- WORK TO COMPLETE -
Determine which lines contain the word "page", then copy those lines.

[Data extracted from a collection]
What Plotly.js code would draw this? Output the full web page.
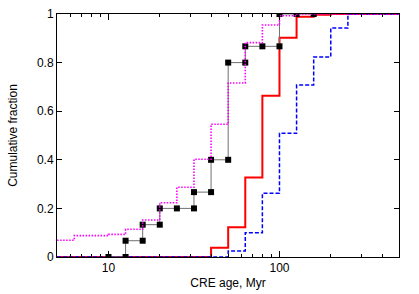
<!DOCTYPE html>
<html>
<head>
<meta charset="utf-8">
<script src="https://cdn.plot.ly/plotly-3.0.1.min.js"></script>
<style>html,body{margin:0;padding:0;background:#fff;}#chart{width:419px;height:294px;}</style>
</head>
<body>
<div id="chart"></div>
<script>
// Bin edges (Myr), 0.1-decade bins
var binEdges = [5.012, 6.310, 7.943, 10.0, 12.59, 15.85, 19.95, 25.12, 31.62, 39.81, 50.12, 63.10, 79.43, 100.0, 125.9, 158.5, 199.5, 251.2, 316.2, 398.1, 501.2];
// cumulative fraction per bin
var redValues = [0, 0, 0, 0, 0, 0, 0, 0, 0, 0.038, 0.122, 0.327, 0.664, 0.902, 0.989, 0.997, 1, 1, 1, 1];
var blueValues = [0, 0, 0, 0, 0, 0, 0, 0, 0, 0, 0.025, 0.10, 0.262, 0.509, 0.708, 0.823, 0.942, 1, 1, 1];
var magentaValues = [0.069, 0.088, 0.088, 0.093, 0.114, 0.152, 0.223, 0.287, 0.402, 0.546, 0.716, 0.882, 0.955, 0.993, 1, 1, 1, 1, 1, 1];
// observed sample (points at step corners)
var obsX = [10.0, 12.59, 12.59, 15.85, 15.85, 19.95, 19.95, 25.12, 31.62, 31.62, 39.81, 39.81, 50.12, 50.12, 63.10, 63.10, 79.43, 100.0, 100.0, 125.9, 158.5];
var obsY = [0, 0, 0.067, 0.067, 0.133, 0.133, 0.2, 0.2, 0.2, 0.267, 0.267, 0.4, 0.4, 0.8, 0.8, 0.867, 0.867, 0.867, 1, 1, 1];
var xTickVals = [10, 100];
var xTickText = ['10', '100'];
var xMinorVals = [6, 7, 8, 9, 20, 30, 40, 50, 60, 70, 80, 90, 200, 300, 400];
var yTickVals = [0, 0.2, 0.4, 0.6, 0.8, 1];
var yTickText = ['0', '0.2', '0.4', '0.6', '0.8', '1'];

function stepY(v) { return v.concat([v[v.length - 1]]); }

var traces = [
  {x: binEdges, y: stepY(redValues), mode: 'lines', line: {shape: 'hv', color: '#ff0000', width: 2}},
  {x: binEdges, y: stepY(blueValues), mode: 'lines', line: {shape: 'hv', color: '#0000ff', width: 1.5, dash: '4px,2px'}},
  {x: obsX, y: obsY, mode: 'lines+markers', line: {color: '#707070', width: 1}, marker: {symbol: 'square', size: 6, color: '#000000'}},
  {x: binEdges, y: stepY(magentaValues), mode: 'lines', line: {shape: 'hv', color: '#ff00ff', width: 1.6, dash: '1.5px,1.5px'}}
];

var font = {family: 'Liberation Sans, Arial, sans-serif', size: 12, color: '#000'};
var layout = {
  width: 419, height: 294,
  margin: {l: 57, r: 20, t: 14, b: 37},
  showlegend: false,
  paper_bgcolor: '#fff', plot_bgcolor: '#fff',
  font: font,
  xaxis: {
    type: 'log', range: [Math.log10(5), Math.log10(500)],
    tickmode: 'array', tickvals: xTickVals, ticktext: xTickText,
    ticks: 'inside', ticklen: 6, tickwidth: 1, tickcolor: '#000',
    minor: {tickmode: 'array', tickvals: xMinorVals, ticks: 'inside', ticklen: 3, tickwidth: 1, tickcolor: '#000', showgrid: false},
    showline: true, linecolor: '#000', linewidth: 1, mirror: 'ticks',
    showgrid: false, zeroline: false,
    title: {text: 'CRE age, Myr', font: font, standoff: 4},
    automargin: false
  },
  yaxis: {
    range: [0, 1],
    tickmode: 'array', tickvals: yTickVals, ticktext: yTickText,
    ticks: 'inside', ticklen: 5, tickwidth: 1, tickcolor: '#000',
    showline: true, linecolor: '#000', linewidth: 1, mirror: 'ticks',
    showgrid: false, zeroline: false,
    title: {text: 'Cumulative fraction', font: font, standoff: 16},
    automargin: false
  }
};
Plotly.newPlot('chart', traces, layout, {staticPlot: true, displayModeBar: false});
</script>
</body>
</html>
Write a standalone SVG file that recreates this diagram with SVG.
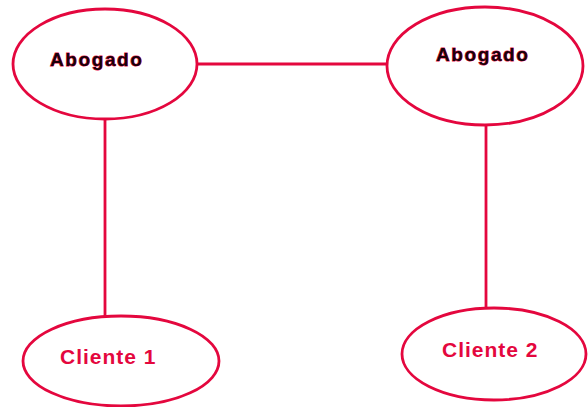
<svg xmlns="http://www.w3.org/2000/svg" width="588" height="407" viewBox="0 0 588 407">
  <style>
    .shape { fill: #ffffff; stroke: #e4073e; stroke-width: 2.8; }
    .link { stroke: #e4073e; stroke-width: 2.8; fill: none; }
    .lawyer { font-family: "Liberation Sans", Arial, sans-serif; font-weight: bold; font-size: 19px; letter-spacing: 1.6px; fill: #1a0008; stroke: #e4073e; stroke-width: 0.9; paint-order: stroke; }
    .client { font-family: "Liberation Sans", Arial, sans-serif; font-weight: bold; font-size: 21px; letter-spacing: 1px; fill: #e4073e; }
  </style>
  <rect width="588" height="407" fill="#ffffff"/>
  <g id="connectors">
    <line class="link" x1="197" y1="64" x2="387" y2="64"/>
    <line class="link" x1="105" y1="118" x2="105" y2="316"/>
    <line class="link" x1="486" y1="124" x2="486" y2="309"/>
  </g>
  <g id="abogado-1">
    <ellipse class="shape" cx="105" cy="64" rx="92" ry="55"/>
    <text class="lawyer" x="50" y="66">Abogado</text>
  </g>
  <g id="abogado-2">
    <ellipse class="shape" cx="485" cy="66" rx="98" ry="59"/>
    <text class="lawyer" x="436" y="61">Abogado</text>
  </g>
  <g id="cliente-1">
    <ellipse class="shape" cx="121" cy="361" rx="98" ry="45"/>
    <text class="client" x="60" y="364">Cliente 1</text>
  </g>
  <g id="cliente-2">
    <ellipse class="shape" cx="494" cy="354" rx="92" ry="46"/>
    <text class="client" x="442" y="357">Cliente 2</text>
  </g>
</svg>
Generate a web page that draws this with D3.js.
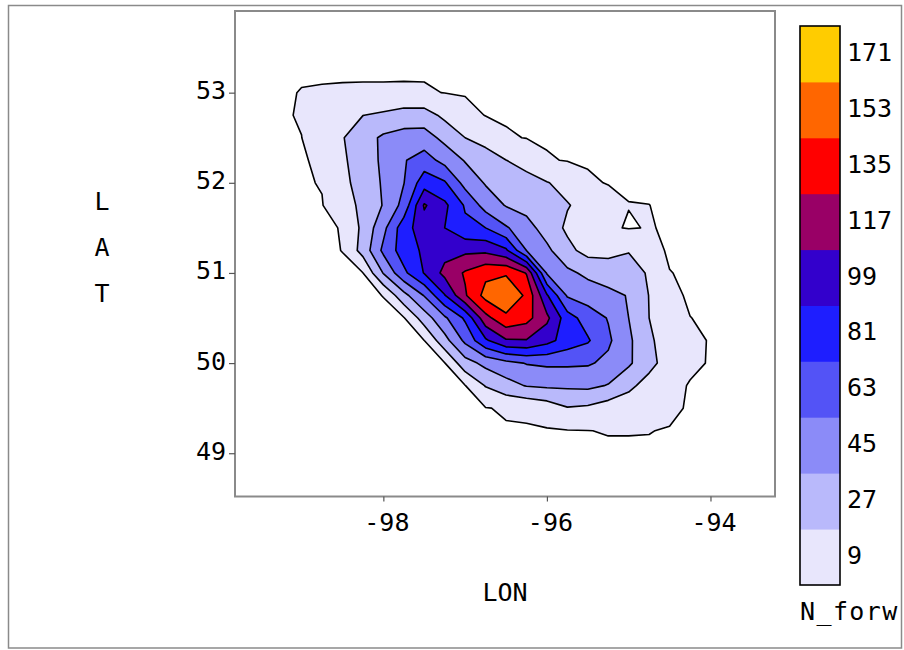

- EXERCISE OUTPUT -
What Plotly.js code would draw this? Output the full web page.
Generate a web page that draws this with D3.js.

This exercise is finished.